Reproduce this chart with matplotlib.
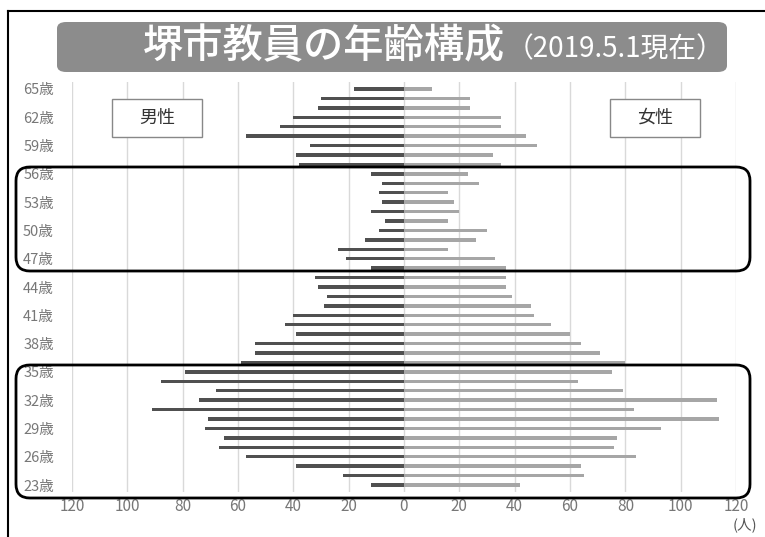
import matplotlib
matplotlib.use("Agg")
import matplotlib.pyplot as plt
from matplotlib.patches import FancyBboxPatch, Rectangle
import numpy as np

plt.rcParams['font.family'] = ['Noto Sans CJK JP', 'DejaVu Sans']

ages = list(range(23, 66))
# values listed from age 23 up to age 65
male = [12, 22, 39, 57, 67, 65, 72, 71, 91, 74, 68, 88, 79, 59, 54, 54, 39, 43, 40,
        29, 28, 31, 32, 12, 21, 24, 14, 9, 7, 12, 8, 9, 8, 12, 38, 39, 34, 57, 45, 40, 31, 30, 18]
female = [42, 65, 64, 84, 76, 77, 93, 114, 83, 113, 79, 63, 75, 80, 71, 64, 60, 53, 47,
          46, 39, 37, 37, 37, 33, 16, 26, 30, 16, 20, 18, 16, 27, 23, 35, 32, 48, 44, 35, 35, 24, 24, 10]
age_ticks = [23, 26, 29, 32, 35, 38, 41, 44, 47, 50, 53, 56, 59, 62, 65]
x_ticks = [-120, -100, -80, -60, -40, -20, 0, 20, 40, 60, 80, 100, 120]

W, H = 765, 537
fig = plt.figure(figsize=(W / 100, H / 100), dpi=100)

def fx(px):
    return px / W

def fy(py):
    return 1 - py / H

ax = fig.add_axes([fx(72), fy(492), fx(736) - fx(72), fy(82) - fy(492)])
y = np.array(ages)
ax.barh(y, -np.array(male), height=0.36, color='#505050', zorder=3)
ax.barh(y, female, height=0.36, color='#a6a6a6', zorder=3)
ax.set_xlim(-120, 120)
ax.set_ylim(22.26, 65.74)
ax.set_xticks(x_ticks)
ax.set_xticklabels([str(abs(v)) for v in x_ticks], color='#777777', fontsize=11)
ax.set_yticks(age_ticks)
ax.set_yticklabels([f'{a}歳' for a in age_ticks], color='#777777', fontsize=10.5)
ax.tick_params(length=0, pad=4)
ax.tick_params(axis='y', pad=13)
for s in ax.spines.values():
    s.set_visible(False)
ax.grid(axis='x', color='#d9d9d9', linewidth=1, zorder=0)
ax.set_axisbelow(True)

# outer frame
fig.add_artist(plt.Line2D([fx(8), fx(8)], [fy(537), fy(11)], color='black', lw=1.5))
fig.add_artist(plt.Line2D([fx(8), fx(765)], [fy(11), fy(11)], color='black', lw=1.5))

# title box
tb = FancyBboxPatch((fx(57), fy(72)), fx(727) - fx(57), fy(22) - fy(72),
                    boxstyle='round,pad=0,rounding_size=0.012',
                    transform=fig.transFigure, facecolor='#8c8c8c', edgecolor='none')
fig.add_artist(tb)
fig.text(fx(505), fy(47), '堺市教員の年齢構成', color='white', fontsize=29,
         ha='right', va='center', fontweight='medium')
fig.text(fx(506), fy(49), '（2019.5.1現在）', color='white', fontsize=20,
         ha='left', va='center')

# legend boxes
for x0, label in [(112, '男性'), (610, '女性')]:
    r = Rectangle((fx(x0), fy(137)), fx(90), fy(99) - fy(137), transform=fig.transFigure,
                  facecolor='white', edgecolor='#888888', lw=1, zorder=5)
    fig.add_artist(r)
    fig.text(fx(x0 + 45), fy(118), label, ha='center', va='center', fontsize=13,
             color='#333333', zorder=6)

# highlight rounded boxes
for (y0, y1) in [(167, 271), (365, 498)]:
    p = FancyBboxPatch((fx(16), fy(y1)), fx(750) - fx(16), fy(y0) - fy(y1),
                       boxstyle='round,pad=0,rounding_size=0.018',
                       transform=fig.transFigure, facecolor='none', edgecolor='black',
                       lw=2, mutation_aspect=W / H)
    fig.add_artist(p)

fig.text(fx(745), fy(525), '(人)', ha='center', va='center', fontsize=10.5, color='#555555')

fig.savefig('out.png', dpi=100)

........

▸ **PROMPT**
Tally the lines of the material above that contain the word "matplotlib" and report the total alone.

▸ **EXPECTED ANSWER**
5